When Separate Policies Cost Less Than Bundling With Points

If your violation surcharge exceeds 30% and the second vehicle is high-value, high-performance, or will be driven by a young or inexperienced driver, bundling often costs more than keeping the cars on separate policies. A 35% surcharge on a $180/month sedan and a $220/month truck produces a $140 monthly penalty. A multi-car discount typically saves 15-20%, or $60-80/month on a $400 combined base premium. The surcharge wipes out the discount and adds $60-80 in net cost. In that scenario, placing the second vehicle on a separate policy under a household member's name — if that person has a clean record and qualifies as the primary owner and operator — avoids the points surcharge entirely on that vehicle. Some states prohibit this structure if both drivers live at the same address and share vehicle access, but most allow it when the second driver has exclusive or primary use and the title or lease is in their name. You lose the multi-car discount, but you also lose the compounded surcharge. The math favors separation when the second vehicle's standalone rate with a clean driver is lower than the bundled rate would be after your violation surcharge applies to both cars. Request quotes for both structures before adding the vehicle to your existing policy.

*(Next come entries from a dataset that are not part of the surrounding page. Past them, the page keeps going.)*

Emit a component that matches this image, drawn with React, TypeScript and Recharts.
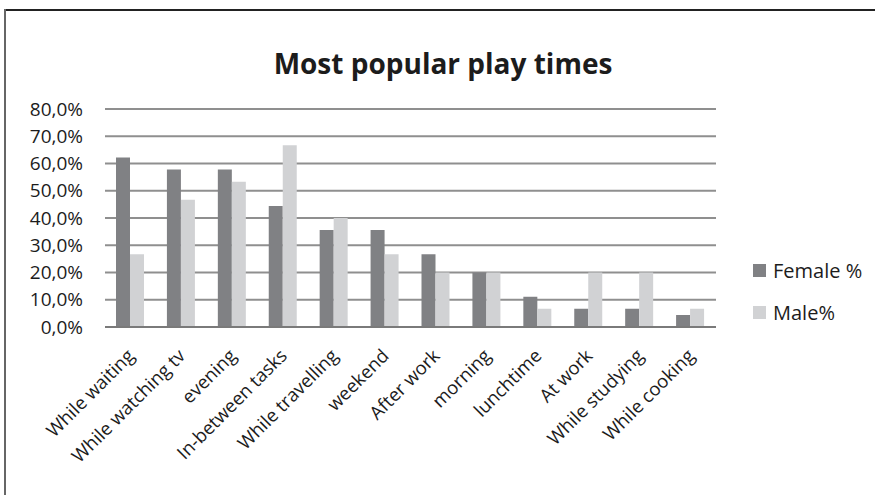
import { BarChart, Bar, XAxis, YAxis, CartesianGrid } from "recharts"

const categories = [
  "While waiting",
  "While watching tv",
  "evening",
  "In-between tasks",
  "While travelling",
  "weekend",
  "After work",
  "morning",
  "lunchtime",
  "At work",
  "While studying",
  "While cooking"
]

const femalePct = [62.2, 57.8, 57.8, 44.4, 35.6, 35.6, 26.7, 20.0, 11.1, 6.7, 6.7, 4.4]
const malePct = [26.7, 46.7, 53.3, 66.7, 40.0, 26.7, 20.0, 20.0, 6.7, 20.0, 20.0, 6.7]

const yTicks = [0, 10, 20, 30, 40, 50, 60, 70, 80]

const data = categories.map((name, i) => ({
  name,
  female: femalePct[i],
  male: malePct[i]
}))

const FEMALE = "#808184"
const MALE = "#d1d2d4"
const FONT = "'Open Sans', sans-serif"
const INK = "#1c1c1c"

const fmtPct = (v: number) => v.toFixed(1).replace(".", ",") + "%"

function XTick({ x, y, payload }: any) {
  return (
    <text
      x={x + 5}
      y={y + 28}
      transform={`rotate(-45, ${x + 5}, ${y + 28})`}
      textAnchor="end"
      fontSize={18.5}
      fontFamily={FONT}
      fill={INK}
    >
      {payload.value}
    </text>
  )
}

const legendItems = [
  { label: "Female %", color: FEMALE },
  { label: "Male%", color: MALE }
]

export default function App() {
  return (
    <div style={{ position: "relative", width: 875, height: 495, background: "#fff" }}>
      <style>{"body{margin:0}"}</style>
      <div
        style={{
          position: "absolute",
          left: 4,
          top: 9,
          right: 0,
          height: 2,
          background: "#222"
        }}
      />
      <div
        style={{
          position: "absolute",
          left: 4,
          top: 9,
          bottom: 0,
          width: 2,
          background: "#666"
        }}
      />
      <div
        style={{
          position: "absolute",
          left: 0,
          width: 886,
          top: 44,
          textAlign: "center",
          fontFamily: FONT,
          fontWeight: 700,
          fontSize: 28,
          color: INK
        }}
      >
        Most popular play times
      </div>
      <BarChart
        width={875}
        height={495}
        data={data}
        margin={{ top: 109, right: 159, bottom: 0, left: 0 }}
        barGap={0}
        barCategoryGap={11}
        style={{ position: "absolute", left: 0, top: 0 }}
      >
        <CartesianGrid
          vertical={false}
          stroke="#8f8f8f"
          strokeWidth={2}
        />
        <XAxis
          dataKey="name"
          interval={0}
          height={168}
          tickLine={false}
          tickSize={0}
          axisLine={{ stroke: "#7a7a7a", strokeWidth: 2 }}
          tick={<XTick />}
        />
        <YAxis
          width={105}
          domain={[0, 80]}
          ticks={yTicks}
          interval={0}
          tickFormatter={fmtPct}
          axisLine={false}
          tickLine={false}
          tickSize={0}
          tickMargin={22}
          tick={{ fontSize: 19, fontFamily: FONT, fill: INK }}
        />
        <Bar dataKey="female" name="Female %" fill={FEMALE} isAnimationActive={false} />
        <Bar dataKey="male" name="Male%" fill={MALE} isAnimationActive={false} />
      </BarChart>
      <div
        style={{
          position: "absolute",
          left: 753,
          top: 249,
          fontFamily: FONT,
          fontSize: 20,
          color: INK
        }}
      >
        {legendItems.map((it) => (
          <div
            key={it.label}
            style={{ display: "flex", alignItems: "center", height: 42 }}
          >
            <span
              style={{
                width: 13,
                height: 13,
                background: it.color,
                marginRight: 7,
                display: "inline-block"
              }}
            />
            {it.label}
          </div>
        ))}
      </div>
    </div>
  )
}
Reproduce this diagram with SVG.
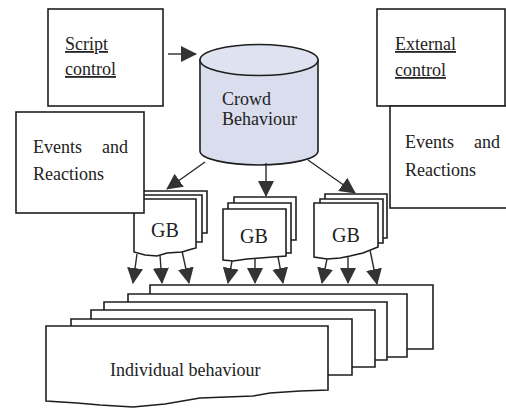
<svg xmlns="http://www.w3.org/2000/svg" width="506" height="408" viewBox="0 0 506 408">
<defs>
<style>
.b{fill:#fff;stroke:#1e1e1e;stroke-width:1.6}
.t{font-family:'Liberation Serif','DejaVu Serif',serif;font-size:18px;fill:#222}
.g{font-family:'Liberation Serif','DejaVu Serif',serif;font-size:20px;fill:#222}
.u{text-decoration:underline}
.c{fill:none;stroke:#2a2a2a;stroke-width:1.4;marker-end:url(#ah)}
</style>
<marker id="ah" markerUnits="userSpaceOnUse" markerWidth="16" markerHeight="16" refX="15" refY="8" orient="auto" viewBox="0 0 16 16">
<path d="M0,0 L16,8 L0,16 Z" fill="#333"/>
</marker>
</defs>
<rect width="506" height="408" fill="#fff"/>

<g id="gb1">
<path class="b" d="M140,191 H207 V233 H140 Z"/>
<path class="b" d="M137,195 H202 V242 H137 Z"/>
<path class="b" d="M134,199 H196 V248 L192,249 L182,252 L167,253 L157,256 L145,255 L134,252 Z"/>
<text class="g" x="165" y="237" text-anchor="middle">GB</text>
</g>
<g id="gb2">
<path class="b" d="M234,197 H296 V240 H234 Z"/>
<path class="b" d="M228,203 H291 V253 H228 Z"/>
<path class="b" d="M223,209 H286 V256 L273,257 L260,258 L247,259 L233,261 L223,260 Z"/>
<text class="g" x="254" y="243" text-anchor="middle">GB</text>
</g>
<g id="gb3">
<path class="b" d="M325,194 H387 V238 H325 Z"/>
<path class="b" d="M320,199 H383 V243 H320 Z"/>
<path class="b" d="M314,203 H378 V247 L363,253 L350,256 L340,258 L327,259 L314,257 Z"/>
<text class="g" x="346" y="242" text-anchor="middle">GB</text>
</g>

<g id="script-control">
<rect class="b" x="48" y="9" width="115" height="97"/>
<text class="t u" x="65" y="50">Script</text>
<text class="t u" x="65" y="75">control</text>
</g>
<g id="events-left">
<rect class="b" x="16" y="112" width="128" height="101"/>
<text class="t" x="33" y="153">Events</text>
<text class="t" x="128" y="153" text-anchor="end">and</text>
<text class="t" x="33" y="180">Reactions</text>
</g>
<g id="external-control">
<rect class="b" x="377" y="9" width="128" height="97"/>
<text class="t u" x="395" y="50">External</text>
<text class="t u" x="395" y="76">control</text>
</g>
<g id="events-right">
<rect class="b" x="390" y="106" width="120" height="102"/>
<text class="t" x="405" y="148">Events</text>
<text class="t" x="500" y="148" text-anchor="end">and</text>
<text class="t" x="405" y="176">Reactions</text>
</g>
<g id="crowd-behaviour">
<path d="M200,60 V151 A59,14 0 0 0 318,151 V60 Z" fill="#dadded" stroke="#1e1e1e" stroke-width="1.6"/>
<ellipse cx="259" cy="60" rx="59" ry="15.5" fill="#dfe2f0" stroke="#1e1e1e" stroke-width="1.6"/>
<text class="t" x="222" y="105">Crowd</text>
<text class="t" x="222" y="125">Behaviour</text>
</g>

<g id="individual-behaviour">
<path class="b" d="M150,285 H433 V349 H150 Z"/>
<path class="b" d="M128,294 H407 V357 H128 Z"/>
<path class="b" d="M104,302 H387 V360 H104 Z"/>
<path class="b" d="M91,310 H375 V367 H91 Z"/>
<path class="b" d="M71,319 H352 V375 H71 Z"/>
<path class="b" d="M46,326 H328 V390 L300,391 L270,393 L253,396 L200,398 L165,404 L133,407 L100,405 L77,403 L46,401 Z"/>
<text class="t" x="110" y="376">Individual behaviour</text>
</g>

<g id="connectors">
<path class="c" d="M168,54 H196"/>
<path class="c" d="M205,162 L167,189"/>
<path class="c" d="M266,163 V196"/>
<path class="c" d="M308,160 L355,193"/>
<path class="c" d="M137,254 L133,283"/>
<path class="c" d="M160,255 L162,283"/>
<path class="c" d="M182,251 L189,283"/>
<path class="c" d="M232,261 L228,283"/>
<path class="c" d="M255,258 V283"/>
<path class="c" d="M278,257 L283,283"/>
<path class="c" d="M327,259 L322,283"/>
<path class="c" d="M348,257 V283"/>
<path class="c" d="M370,250 L377,284"/>
</g>
</svg>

How Long the Bundled Surcharge Lasts

Carriers apply violation surcharges for three to five years from the ticket date, depending on the violation type and state. Multi-car bundling does not shorten or extend that timeline, but it does change how the surcharge is distributed across your renewal cycles. If you bundle immediately after a violation, the surcharge applies to both vehicles for the full surcharge window. If you wait two years to add the second car, the violation surcharge runs for two years on one vehicle, then applies to both vehicles for the remaining one to three years of the surcharge period. Most carriers recalculate bundled rates at each renewal, so if your points fall off mid-term, the surcharge persists until your next renewal date. Adding a vehicle does not trigger an early re-rate unless you request it. If your points drop off your record three months after you bundle a second car, you'll continue paying the surcharged rate on both vehicles until the next policy renewal, which could be nine months away. You can accelerate surcharge removal by requesting a rate review when your points expire, but fewer than half of carriers process mid-term re-rates for violation removal. State Farm, GEICO, and Progressive allow it in most states. Allstate and Travelers typically require you to wait until renewal. If you're bundling a second vehicle in the final year of your surcharge window, confirm with your carrier whether they will re-rate both vehicles when the points fall off or whether you'll pay the surcharge for an additional six to twelve months.

What Happens If You Drop One Vehicle From a Bundled Policy

Removing a vehicle from a multi-car policy eliminates the multi-car discount on the remaining vehicle and re-triggers a single-vehicle rate calculation. If your violation surcharge was applied to the bundled total, dropping one car means the remaining vehicle's premium reverts to a standalone base rate plus the full violation surcharge, often a 25-40% jump from what you were paying per vehicle under the bundle. Carriers treat mid-term vehicle removals as policy changes, not cancellations, so they recalculate your rate immediately rather than waiting for renewal. If you drop the second vehicle three months into a six-month term, your next bill reflects the single-car surcharged rate for the remaining three months. You don't get a refund for the lost discount on prior months — the discount applied when both cars were on the policy, and it disappears when one is removed. If you're considering selling or transferring one vehicle before your points expire, request a quote for the remaining car as a standalone policy before completing the removal. The loss of the multi-car discount combined with the violation surcharge can push your rate high enough that switching carriers becomes cheaper than staying with your current insurer on a single-vehicle policy.